**Given problem:** Show each line of the data below that has the string "produces" in it.

**Information provided:**
"""

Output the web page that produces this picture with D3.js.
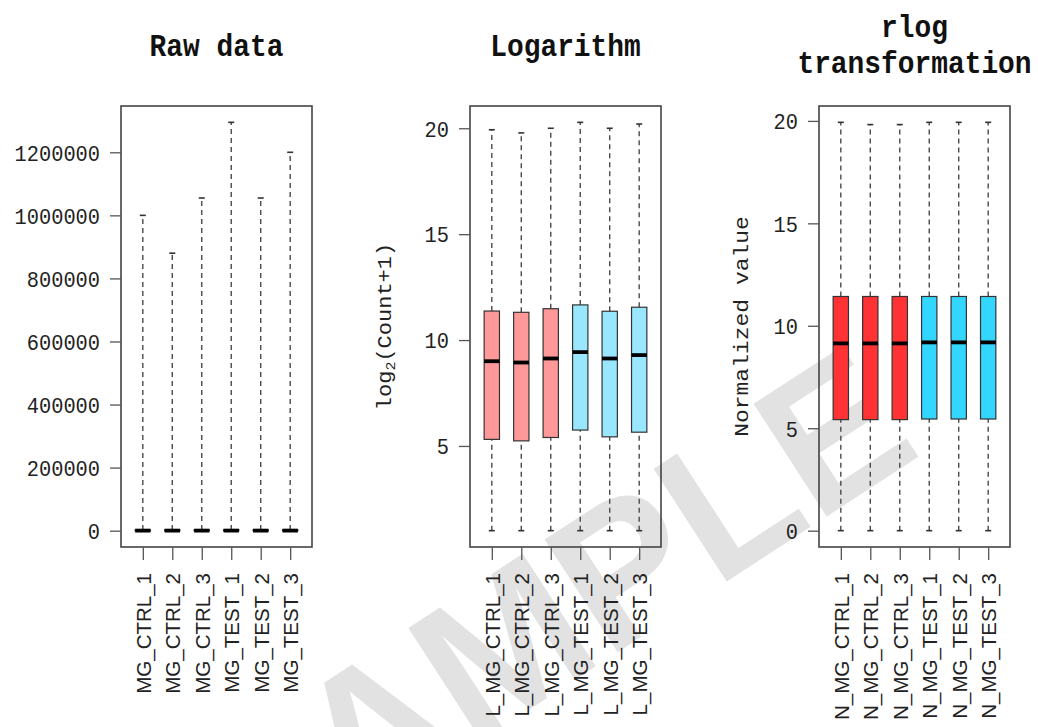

"""
"""

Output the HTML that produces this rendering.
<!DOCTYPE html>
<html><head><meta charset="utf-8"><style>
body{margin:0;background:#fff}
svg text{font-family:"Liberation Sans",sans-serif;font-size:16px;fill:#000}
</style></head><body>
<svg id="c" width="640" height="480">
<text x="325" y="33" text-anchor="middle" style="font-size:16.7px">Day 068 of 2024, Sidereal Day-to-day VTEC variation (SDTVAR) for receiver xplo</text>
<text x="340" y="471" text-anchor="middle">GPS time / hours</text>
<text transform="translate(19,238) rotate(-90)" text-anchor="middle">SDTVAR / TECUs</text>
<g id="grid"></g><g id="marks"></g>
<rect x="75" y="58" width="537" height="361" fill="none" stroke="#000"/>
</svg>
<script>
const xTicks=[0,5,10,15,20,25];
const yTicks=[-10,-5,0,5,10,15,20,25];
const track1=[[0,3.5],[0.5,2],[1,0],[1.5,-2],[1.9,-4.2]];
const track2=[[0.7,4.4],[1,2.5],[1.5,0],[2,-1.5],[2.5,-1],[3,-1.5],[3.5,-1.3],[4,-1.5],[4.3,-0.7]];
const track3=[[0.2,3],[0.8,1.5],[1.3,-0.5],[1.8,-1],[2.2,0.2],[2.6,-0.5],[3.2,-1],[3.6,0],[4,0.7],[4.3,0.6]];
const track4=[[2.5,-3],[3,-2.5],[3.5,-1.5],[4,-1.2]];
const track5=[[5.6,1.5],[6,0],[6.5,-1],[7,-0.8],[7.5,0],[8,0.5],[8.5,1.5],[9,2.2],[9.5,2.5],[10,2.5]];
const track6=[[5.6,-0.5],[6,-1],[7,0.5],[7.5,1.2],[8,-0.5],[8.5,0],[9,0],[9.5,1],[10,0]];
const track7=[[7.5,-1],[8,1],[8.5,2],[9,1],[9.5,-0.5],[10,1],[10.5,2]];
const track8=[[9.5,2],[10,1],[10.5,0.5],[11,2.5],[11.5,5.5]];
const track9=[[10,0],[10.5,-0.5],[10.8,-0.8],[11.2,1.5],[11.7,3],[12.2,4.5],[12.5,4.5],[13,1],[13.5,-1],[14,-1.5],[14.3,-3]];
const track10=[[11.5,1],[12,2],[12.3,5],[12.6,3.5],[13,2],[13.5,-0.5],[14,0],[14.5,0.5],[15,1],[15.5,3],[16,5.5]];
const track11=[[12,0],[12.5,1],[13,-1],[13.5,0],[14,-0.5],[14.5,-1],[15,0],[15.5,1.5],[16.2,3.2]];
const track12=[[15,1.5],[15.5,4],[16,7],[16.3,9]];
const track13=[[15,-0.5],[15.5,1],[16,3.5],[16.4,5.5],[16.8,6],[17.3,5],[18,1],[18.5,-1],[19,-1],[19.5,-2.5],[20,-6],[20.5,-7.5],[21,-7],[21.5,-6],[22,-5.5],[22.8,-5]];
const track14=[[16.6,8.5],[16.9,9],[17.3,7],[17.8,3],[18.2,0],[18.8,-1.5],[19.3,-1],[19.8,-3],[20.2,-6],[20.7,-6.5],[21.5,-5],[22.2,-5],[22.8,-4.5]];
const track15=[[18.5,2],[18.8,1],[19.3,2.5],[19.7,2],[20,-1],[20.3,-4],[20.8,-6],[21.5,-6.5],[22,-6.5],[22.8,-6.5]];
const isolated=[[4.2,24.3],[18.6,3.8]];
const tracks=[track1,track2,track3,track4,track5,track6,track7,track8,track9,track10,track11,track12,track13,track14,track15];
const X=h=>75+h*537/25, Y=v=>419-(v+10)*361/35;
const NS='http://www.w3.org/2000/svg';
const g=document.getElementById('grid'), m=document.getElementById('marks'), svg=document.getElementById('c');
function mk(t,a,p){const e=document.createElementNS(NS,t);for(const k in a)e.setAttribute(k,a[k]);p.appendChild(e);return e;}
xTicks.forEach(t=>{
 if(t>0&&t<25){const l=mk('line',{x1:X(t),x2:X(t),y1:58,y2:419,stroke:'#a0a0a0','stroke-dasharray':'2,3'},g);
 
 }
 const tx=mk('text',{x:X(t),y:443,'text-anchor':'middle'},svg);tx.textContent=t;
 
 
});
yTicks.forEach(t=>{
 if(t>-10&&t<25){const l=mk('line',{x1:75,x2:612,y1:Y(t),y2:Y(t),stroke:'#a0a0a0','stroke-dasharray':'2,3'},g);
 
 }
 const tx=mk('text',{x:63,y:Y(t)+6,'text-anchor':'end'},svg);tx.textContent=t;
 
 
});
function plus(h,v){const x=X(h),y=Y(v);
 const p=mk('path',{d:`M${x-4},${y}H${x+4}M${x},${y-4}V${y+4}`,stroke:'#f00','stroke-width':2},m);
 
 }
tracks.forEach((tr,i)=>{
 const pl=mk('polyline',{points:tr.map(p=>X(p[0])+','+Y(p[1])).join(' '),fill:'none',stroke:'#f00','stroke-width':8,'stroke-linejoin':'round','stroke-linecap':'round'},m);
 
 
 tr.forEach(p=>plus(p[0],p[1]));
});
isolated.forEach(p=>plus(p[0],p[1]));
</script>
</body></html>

"""

**Answer to this problem:**
Output the web page that produces this picture with D3.js.
Output the HTML that produces this rendering.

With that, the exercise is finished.